REQUEST ->
Take the listing from its first line through the line that contains "Count and Coral" and please retype those lines exactly, leaving out the pictures.

-- Start DATASET CONTENT --

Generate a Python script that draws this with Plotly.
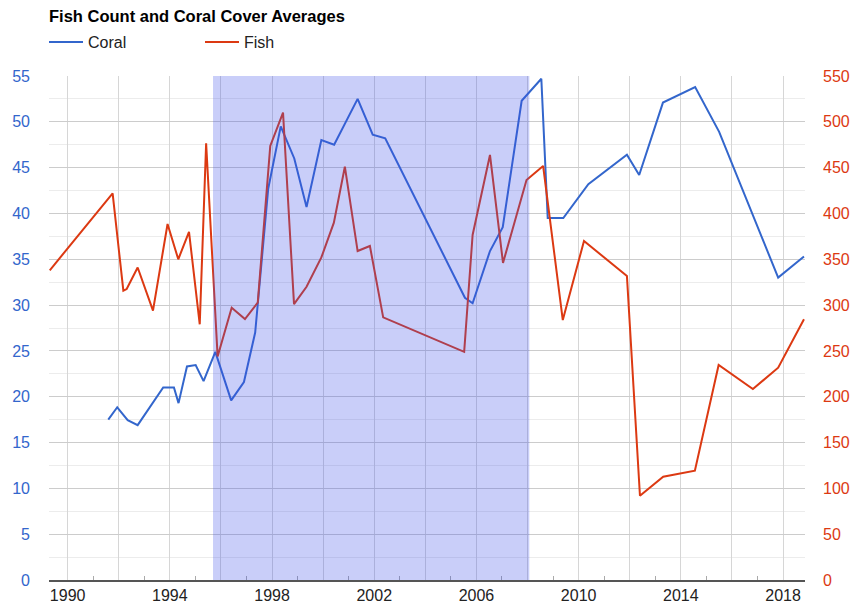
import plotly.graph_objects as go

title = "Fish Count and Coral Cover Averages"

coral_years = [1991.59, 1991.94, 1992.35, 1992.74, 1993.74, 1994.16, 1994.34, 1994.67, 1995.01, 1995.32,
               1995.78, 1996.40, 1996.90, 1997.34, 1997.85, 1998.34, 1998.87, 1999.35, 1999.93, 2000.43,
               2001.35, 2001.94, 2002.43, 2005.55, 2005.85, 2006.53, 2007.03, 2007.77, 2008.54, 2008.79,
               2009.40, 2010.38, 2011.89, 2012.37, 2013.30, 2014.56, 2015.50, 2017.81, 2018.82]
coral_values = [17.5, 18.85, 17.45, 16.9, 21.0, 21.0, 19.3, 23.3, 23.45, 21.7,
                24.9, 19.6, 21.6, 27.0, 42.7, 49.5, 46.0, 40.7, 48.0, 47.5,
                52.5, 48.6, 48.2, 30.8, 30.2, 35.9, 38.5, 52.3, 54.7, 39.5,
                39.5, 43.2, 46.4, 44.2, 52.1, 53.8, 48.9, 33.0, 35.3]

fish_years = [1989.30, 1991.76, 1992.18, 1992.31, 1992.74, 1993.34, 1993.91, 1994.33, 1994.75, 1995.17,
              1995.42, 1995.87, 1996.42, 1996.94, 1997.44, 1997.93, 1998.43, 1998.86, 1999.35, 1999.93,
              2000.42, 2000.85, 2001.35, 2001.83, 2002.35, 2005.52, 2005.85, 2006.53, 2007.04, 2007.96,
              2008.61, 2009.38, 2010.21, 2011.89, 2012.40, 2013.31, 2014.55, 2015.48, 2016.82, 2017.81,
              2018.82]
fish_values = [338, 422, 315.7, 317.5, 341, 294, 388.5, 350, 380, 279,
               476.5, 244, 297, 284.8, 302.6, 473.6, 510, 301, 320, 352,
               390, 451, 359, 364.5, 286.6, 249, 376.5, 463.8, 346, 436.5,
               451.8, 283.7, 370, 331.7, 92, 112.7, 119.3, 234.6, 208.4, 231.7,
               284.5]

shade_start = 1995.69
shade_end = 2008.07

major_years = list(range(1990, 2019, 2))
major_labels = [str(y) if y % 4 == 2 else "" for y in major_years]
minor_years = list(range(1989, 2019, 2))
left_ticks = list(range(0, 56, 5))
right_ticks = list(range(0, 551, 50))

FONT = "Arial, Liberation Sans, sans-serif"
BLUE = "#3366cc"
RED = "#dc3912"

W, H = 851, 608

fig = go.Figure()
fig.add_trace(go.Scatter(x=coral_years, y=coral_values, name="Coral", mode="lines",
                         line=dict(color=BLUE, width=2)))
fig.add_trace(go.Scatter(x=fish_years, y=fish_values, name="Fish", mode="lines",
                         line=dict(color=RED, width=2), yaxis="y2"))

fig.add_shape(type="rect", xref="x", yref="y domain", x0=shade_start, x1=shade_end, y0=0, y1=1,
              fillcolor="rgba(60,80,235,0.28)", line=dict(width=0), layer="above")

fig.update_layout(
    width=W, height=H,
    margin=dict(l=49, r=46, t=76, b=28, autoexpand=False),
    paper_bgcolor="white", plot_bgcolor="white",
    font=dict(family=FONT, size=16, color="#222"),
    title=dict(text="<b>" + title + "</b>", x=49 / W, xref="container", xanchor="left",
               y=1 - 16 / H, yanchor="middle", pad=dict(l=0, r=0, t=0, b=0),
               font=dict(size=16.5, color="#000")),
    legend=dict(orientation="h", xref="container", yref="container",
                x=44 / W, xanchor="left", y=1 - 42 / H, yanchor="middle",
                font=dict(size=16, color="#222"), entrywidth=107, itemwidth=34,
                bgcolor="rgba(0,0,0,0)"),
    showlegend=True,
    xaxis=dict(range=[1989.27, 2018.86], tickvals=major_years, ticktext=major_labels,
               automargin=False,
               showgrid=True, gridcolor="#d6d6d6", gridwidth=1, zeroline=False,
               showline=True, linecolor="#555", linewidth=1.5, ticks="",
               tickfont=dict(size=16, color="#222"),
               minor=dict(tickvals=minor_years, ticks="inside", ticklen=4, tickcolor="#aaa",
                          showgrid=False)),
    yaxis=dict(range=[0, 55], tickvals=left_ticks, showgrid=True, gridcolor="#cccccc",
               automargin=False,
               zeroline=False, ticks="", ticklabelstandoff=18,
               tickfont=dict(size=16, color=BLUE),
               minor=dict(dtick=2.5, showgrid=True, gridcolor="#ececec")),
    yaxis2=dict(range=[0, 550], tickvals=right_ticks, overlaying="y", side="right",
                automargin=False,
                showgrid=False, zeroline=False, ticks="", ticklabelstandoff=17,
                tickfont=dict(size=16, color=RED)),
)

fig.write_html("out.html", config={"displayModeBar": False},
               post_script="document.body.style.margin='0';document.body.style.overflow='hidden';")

-- End DATASET CONTENT --

RESULT OF THE TASK ->
Generate a Python script that draws this with Plotly.
import plotly.graph_objects as go

title = "Fish Count and Coral Cover Averages"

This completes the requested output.